## begin DATA SEGMENT

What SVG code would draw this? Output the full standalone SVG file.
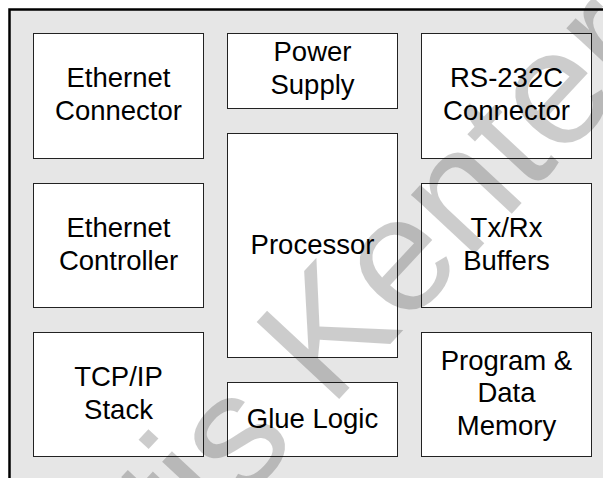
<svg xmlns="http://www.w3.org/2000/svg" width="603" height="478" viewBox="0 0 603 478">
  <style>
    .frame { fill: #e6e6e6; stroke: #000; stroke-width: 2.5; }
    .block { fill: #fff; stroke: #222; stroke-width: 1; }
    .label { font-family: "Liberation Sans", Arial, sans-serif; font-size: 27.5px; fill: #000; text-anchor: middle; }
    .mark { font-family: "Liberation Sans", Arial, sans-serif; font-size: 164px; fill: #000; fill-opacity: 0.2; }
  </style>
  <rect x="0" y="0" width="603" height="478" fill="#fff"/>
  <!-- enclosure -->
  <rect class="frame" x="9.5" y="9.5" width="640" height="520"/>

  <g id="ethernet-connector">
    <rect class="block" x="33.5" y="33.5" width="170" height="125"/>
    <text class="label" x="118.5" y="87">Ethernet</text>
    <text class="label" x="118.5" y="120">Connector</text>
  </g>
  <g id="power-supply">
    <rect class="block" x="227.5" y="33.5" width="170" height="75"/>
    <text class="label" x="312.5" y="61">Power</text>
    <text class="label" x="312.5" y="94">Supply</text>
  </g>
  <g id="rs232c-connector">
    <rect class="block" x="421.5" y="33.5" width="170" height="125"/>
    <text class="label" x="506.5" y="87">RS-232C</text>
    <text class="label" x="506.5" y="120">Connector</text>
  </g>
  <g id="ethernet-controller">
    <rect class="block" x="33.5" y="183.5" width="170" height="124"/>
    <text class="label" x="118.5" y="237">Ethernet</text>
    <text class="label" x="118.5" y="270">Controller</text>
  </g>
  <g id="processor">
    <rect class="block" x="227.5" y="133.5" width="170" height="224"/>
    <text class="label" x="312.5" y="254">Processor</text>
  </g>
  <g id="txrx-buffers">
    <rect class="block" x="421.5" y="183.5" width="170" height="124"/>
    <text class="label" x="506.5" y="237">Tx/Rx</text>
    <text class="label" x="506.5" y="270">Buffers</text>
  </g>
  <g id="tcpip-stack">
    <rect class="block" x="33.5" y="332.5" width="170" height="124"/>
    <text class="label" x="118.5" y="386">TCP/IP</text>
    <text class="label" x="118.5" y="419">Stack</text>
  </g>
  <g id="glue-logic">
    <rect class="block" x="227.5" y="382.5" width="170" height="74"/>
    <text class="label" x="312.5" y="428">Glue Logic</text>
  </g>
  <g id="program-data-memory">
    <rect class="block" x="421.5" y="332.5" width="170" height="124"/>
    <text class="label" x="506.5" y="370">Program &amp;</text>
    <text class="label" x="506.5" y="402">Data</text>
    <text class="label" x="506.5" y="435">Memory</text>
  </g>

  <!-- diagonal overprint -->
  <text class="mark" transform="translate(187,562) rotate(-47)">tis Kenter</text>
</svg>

## end DATA SEGMENT

• YOUR OBJECTIVE:
Copy out the data above exactly, except the pictures.

• TASK RESPONSE:
What SVG code would draw this? Output the full standalone SVG file.
<svg xmlns="http://www.w3.org/2000/svg" width="603" height="478" viewBox="0 0 603 478">
  <style>
    .frame { fill: #e6e6e6; stroke: #000; stroke-width: 2.5; }
    .block { fill: #fff; stroke: #222; stroke-width: 1; }
    .label { font-family: "Liberation Sans", Arial, sans-serif; font-size: 27.5px; fill: #000; text-anchor: middle; }
    .mark { font-family: "Liberation Sans", Arial, sans-serif; font-size: 164px; fill: #000; fill-opacity: 0.2; }
  </style>
  <rect x="0" y="0" width="603" height="478" fill="#fff"/>
  <!-- enclosure -->
  <rect class="frame" x="9.5" y="9.5" width="640" height="520"/>

  <g id="ethernet-connector">
    <rect class="block" x="33.5" y="33.5" width="170" height="125"/>
    <text class="label" x="118.5" y="87">Ethernet</text>
    <text class="label" x="118.5" y="120">Connector</text>
  </g>
  <g id="power-supply">
    <rect class="block" x="227.5" y="33.5" width="170" height="75"/>
    <text class="label" x="312.5" y="61">Power</text>
    <text class="label" x="312.5" y="94">Supply</text>
  </g>
  <g id="rs232c-connector">
    <rect class="block" x="421.5" y="33.5" width="170" height="125"/>
    <text class="label" x="506.5" y="87">RS-232C</text>
    <text class="label" x="506.5" y="120">Connector</text>
  </g>
  <g id="ethernet-controller">
    <rect class="block" x="33.5" y="183.5" width="170" height="124"/>
    <text class="label" x="118.5" y="237">Ethernet</text>
    <text class="label" x="118.5" y="270">Controller</text>
  </g>
  <g id="processor">
    <rect class="block" x="227.5" y="133.5" width="170" height="224"/>
    <text class="label" x="312.5" y="254">Processor</text>
  </g>
  <g id="txrx-buffers">
    <rect class="block" x="421.5" y="183.5" width="170" height="124"/>
    <text class="label" x="506.5" y="237">Tx/Rx</text>
    <text class="label" x="506.5" y="270">Buffers</text>
  </g>
  <g id="tcpip-stack">
    <rect class="block" x="33.5" y="332.5" width="170" height="124"/>
    <text class="label" x="118.5" y="386">TCP/IP</text>
    <text class="label" x="118.5" y="419">Stack</text>
  </g>
  <g id="glue-logic">
    <rect class="block" x="227.5" y="382.5" width="170" height="74"/>
    <text class="label" x="312.5" y="428">Glue Logic</text>
  </g>
  <g id="program-data-memory">
    <rect class="block" x="421.5" y="332.5" width="170" height="124"/>
    <text class="label" x="506.5" y="370">Program &amp;</text>
    <text class="label" x="506.5" y="402">Data</text>
    <text class="label" x="506.5" y="435">Memory</text>
  </g>

  <!-- diagonal overprint -->
  <text class="mark" transform="translate(187,562) rotate(-47)">tis Kenter</text>
</svg>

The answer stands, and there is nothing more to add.